EXERCISE DIRECTIONS> Copy nothing but the text: reproduce each line of the listing exactly and leave the pictures out.
____________
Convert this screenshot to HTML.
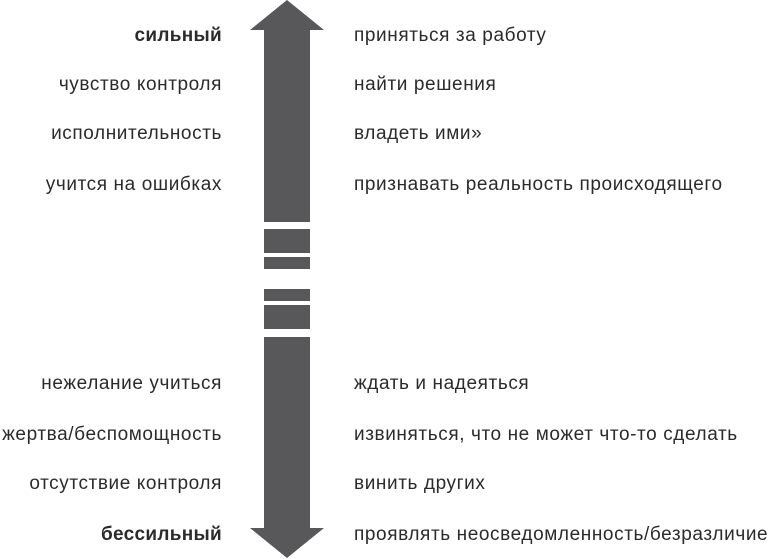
<!DOCTYPE html>
<html><head><meta charset="utf-8"><style>
body{margin:0;width:770px;height:559px;background:#fff;position:relative;overflow:hidden;font-family:"Liberation Sans","DejaVu Sans",sans-serif;color:#2b2b2b;font-size:19px;letter-spacing:0.6px}
.l,.r{position:absolute;white-space:nowrap;line-height:20px}
.l{right:548px;text-align:right}
.r{left:354px}
b{font-weight:bold;letter-spacing:0.3px}
</style></head><body>
<svg width="770" height="559" style="position:absolute;left:0;top:0">
<g fill="#58585a">
<polygon points="287,0 324,30 310,30 310,222 264,222 264,30 250,30"/>
<rect x="264" y="229" width="46" height="24"/>
<rect x="264" y="257" width="46" height="12"/>
<rect x="264" y="289" width="46" height="12"/>
<rect x="264" y="305" width="46" height="24"/>
<polygon points="264,337 310,337 310,528 324,528 287,558 250,528 264,528"/>
</g>
</svg>
<div class="l" style="top:26px"><b>сильный</b></div>
<div class="l" style="top:75px">чувство контроля</div>
<div class="l" style="top:124px">исполнительность</div>
<div class="l" style="top:175px">учится на ошибках</div>
<div class="l" style="top:374px">нежелание учиться</div>
<div class="l" style="top:425px">жертва/беспомощность</div>
<div class="l" style="top:474px">отсутствие контроля</div>
<div class="l" style="top:525px"><b>бессильный</b></div>
<div class="r" style="top:26px">приняться за работу</div>
<div class="r" style="top:75px">найти решения</div>
<div class="r" style="top:124px">владеть ими»</div>
<div class="r" style="top:175px">признавать реальность происходящего</div>
<div class="r" style="top:374px">ждать и надеяться</div>
<div class="r" style="top:425px">извиняться, что не может что-то сделать</div>
<div class="r" style="top:474px">винить других</div>
<div class="r" style="top:525px">проявлять неосведомленность/безразличие</div>
</body></html>
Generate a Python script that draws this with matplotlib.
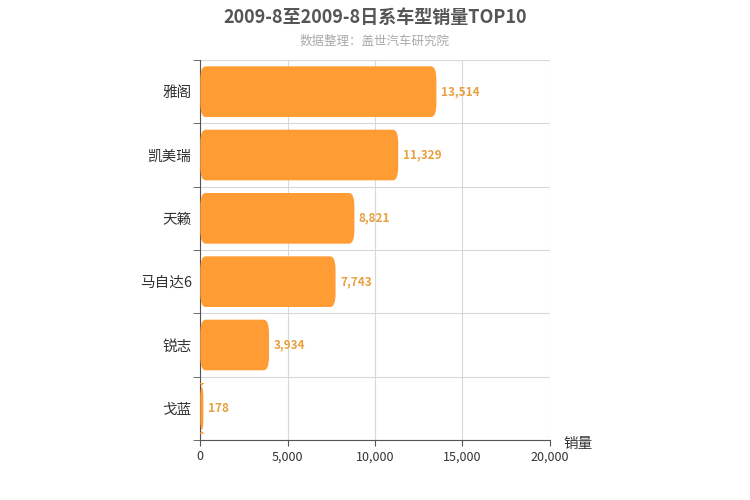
import matplotlib
matplotlib.use("Agg")
import matplotlib.pyplot as plt
from matplotlib.patches import FancyBboxPatch

plt.rcParams["font.family"] = ["Noto Sans CJK SC", "DejaVu Sans"]

categories = ["雅阁", "凯美瑞", "天籁", "马自达6", "锐志", "戈蓝"]
values = [13514, 11329, 8821, 7743, 3934, 178]
xticks = [0, 5000, 10000, 15000, 20000]
xtick_labels = ["0", "5,000", "10,000", "15,000", "20,000"]

fig = plt.figure(figsize=(7.5, 5), dpi=100)
ax = fig.add_axes([0.267, 0.12, 0.466, 0.76])
n = len(categories)
ys = list(range(n))
bars = ax.barh(ys, values, height=0.8, color="none")
for b in bars:
    x0, y0, w, h = b.get_x(), b.get_y(), b.get_width(), b.get_height()
    p = FancyBboxPatch((x0, y0), w, h, boxstyle="round,pad=0,rounding_size=300",
                       mutation_aspect=0.8 / 1000 * 0.9, facecolor="#FF9C33",
                       edgecolor="none", zorder=3)
    ax.add_patch(p)
    ax.text(w + 250, y0 + h / 2, f"{w:,.0f}", va="center", ha="left",
            color="#E8A040", fontsize=8.5, fontweight="bold", zorder=4)

ax.set_xlim(0, 20000)
ax.set_ylim(n - 0.5, -0.5)
ax.set_yticks(ys)
ax.set_yticklabels(categories, fontsize=10.5, color="#333333")
ax.set_xticks(xticks)
ax.set_xticklabels(xtick_labels, fontsize=9, color="#333333")
ax.set_yticks([i - 0.5 for i in range(n + 1)], minor=True)
ax.grid(True, axis="x", color="#d8d8d8", lw=0.8, zorder=0)
ax.grid(True, axis="y", which="minor", color="#d8d8d8", lw=0.8, zorder=0)
ax.tick_params(axis="y", which="major", length=0, pad=6)
ax.tick_params(axis="y", which="minor", length=5, color="#555555")
ax.tick_params(axis="x", length=4, color="#555555")
for s in ["top", "right"]:
    ax.spines[s].set_visible(False)
ax.spines["bottom"].set_color("#555555")
ax.spines["left"].set_color("#555555")
ax.text(1.04, -0.01, "销量", transform=ax.transAxes, fontsize=10.5, color="#333333", va="center")

fig.text(0.5, 0.965, "2009-8至2009-8日系车型销量TOP10", ha="center", va="center",
         fontsize=13, fontweight="bold", color="#555555")
fig.text(0.5, 0.918, "数据整理：盖世汽车研究院", ha="center", va="center",
         fontsize=9, color="#aaaaaa")
fig.savefig("out.png", dpi=100)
____________
COMPLETED EXERCISE>
Convert this screenshot to HTML.
<!DOCTYPE html>
<html><head><meta charset="utf-8"><style>
body{margin:0;width:770px;height:559px;background:#fff;position:relative;overflow:hidden;font-family:"Liberation Sans","DejaVu Sans",sans-serif;color:#2b2b2b;font-size:19px;letter-spacing:0.6px}
.l,.r{position:absolute;white-space:nowrap;line-height:20px}
.l{right:548px;text-align:right}
.r{left:354px}
b{font-weight:bold;letter-spacing:0.3px}
</style></head><body>
<svg width="770" height="559" style="position:absolute;left:0;top:0">
<g fill="#58585a">
<polygon points="287,0 324,30 310,30 310,222 264,222 264,30 250,30"/>
<rect x="264" y="229" width="46" height="24"/>
<rect x="264" y="257" width="46" height="12"/>
<rect x="264" y="289" width="46" height="12"/>
<rect x="264" y="305" width="46" height="24"/>
<polygon points="264,337 310,337 310,528 324,528 287,558 250,528 264,528"/>
</g>
</svg>
<div class="l" style="top:26px"><b>сильный</b></div>
<div class="l" style="top:75px">чувство контроля</div>
<div class="l" style="top:124px">исполнительность</div>
<div class="l" style="top:175px">учится на ошибках</div>
<div class="l" style="top:374px">нежелание учиться</div>
<div class="l" style="top:425px">жертва/беспомощность</div>
<div class="l" style="top:474px">отсутствие контроля</div>
<div class="l" style="top:525px"><b>бессильный</b></div>
<div class="r" style="top:26px">приняться за работу</div>
<div class="r" style="top:75px">найти решения</div>
<div class="r" style="top:124px">владеть ими»</div>
<div class="r" style="top:175px">признавать реальность происходящего</div>
<div class="r" style="top:374px">ждать и надеяться</div>
<div class="r" style="top:425px">извиняться, что не может что-то сделать</div>
<div class="r" style="top:474px">винить других</div>
<div class="r" style="top:525px">проявлять неосведомленность/безразличие</div>
</body></html>
Generate a Python script that draws this with matplotlib.
import matplotlib
matplotlib.use("Agg")
import matplotlib.pyplot as plt
from matplotlib.patches import FancyBboxPatch

plt.rcParams["font.family"] = ["Noto Sans CJK SC", "DejaVu Sans"]

categories = ["雅阁", "凯美瑞", "天籁", "马自达6", "锐志", "戈蓝"]
values = [13514, 11329, 8821, 7743, 3934, 178]
xticks = [0, 5000, 10000, 15000, 20000]
xtick_labels = ["0", "5,000", "10,000", "15,000", "20,000"]

fig = plt.figure(figsize=(7.5, 5), dpi=100)
ax = fig.add_axes([0.267, 0.12, 0.466, 0.76])
n = len(categories)
ys = list(range(n))
bars = ax.barh(ys, values, height=0.8, color="none")
for b in bars:
    x0, y0, w, h = b.get_x(), b.get_y(), b.get_width(), b.get_height()
    p = FancyBboxPatch((x0, y0), w, h, boxstyle="round,pad=0,rounding_size=300",
                       mutation_aspect=0.8 / 1000 * 0.9, facecolor="#FF9C33",
                       edgecolor="none", zorder=3)
    ax.add_patch(p)
    ax.text(w + 250, y0 + h / 2, f"{w:,.0f}", va="center", ha="left",
            color="#E8A040", fontsize=8.5, fontweight="bold", zorder=4)

ax.set_xlim(0, 20000)
ax.set_ylim(n - 0.5, -0.5)
ax.set_yticks(ys)
ax.set_yticklabels(categories, fontsize=10.5, color="#333333")
ax.set_xticks(xticks)
ax.set_xticklabels(xtick_labels, fontsize=9, color="#333333")
ax.set_yticks([i - 0.5 for i in range(n + 1)], minor=True)
ax.grid(True, axis="x", color="#d8d8d8", lw=0.8, zorder=0)
ax.grid(True, axis="y", which="minor", color="#d8d8d8", lw=0.8, zorder=0)
ax.tick_params(axis="y", which="major", length=0, pad=6)
ax.tick_params(axis="y", which="minor", length=5, color="#555555")
ax.tick_params(axis="x", length=4, color="#555555")
for s in ["top", "right"]:
    ax.spines[s].set_visible(False)
ax.spines["bottom"].set_color("#555555")
ax.spines["left"].set_color("#555555")
ax.text(1.04, -0.01, "销量", transform=ax.transAxes, fontsize=10.5, color="#333333", va="center")

fig.text(0.5, 0.965, "2009-8至2009-8日系车型销量TOP10", ha="center", va="center",
         fontsize=13, fontweight="bold", color="#555555")
fig.text(0.5, 0.918, "数据整理：盖世汽车研究院", ha="center", va="center",
         fontsize=9, color="#aaaaaa")
fig.savefig("out.png", dpi=100)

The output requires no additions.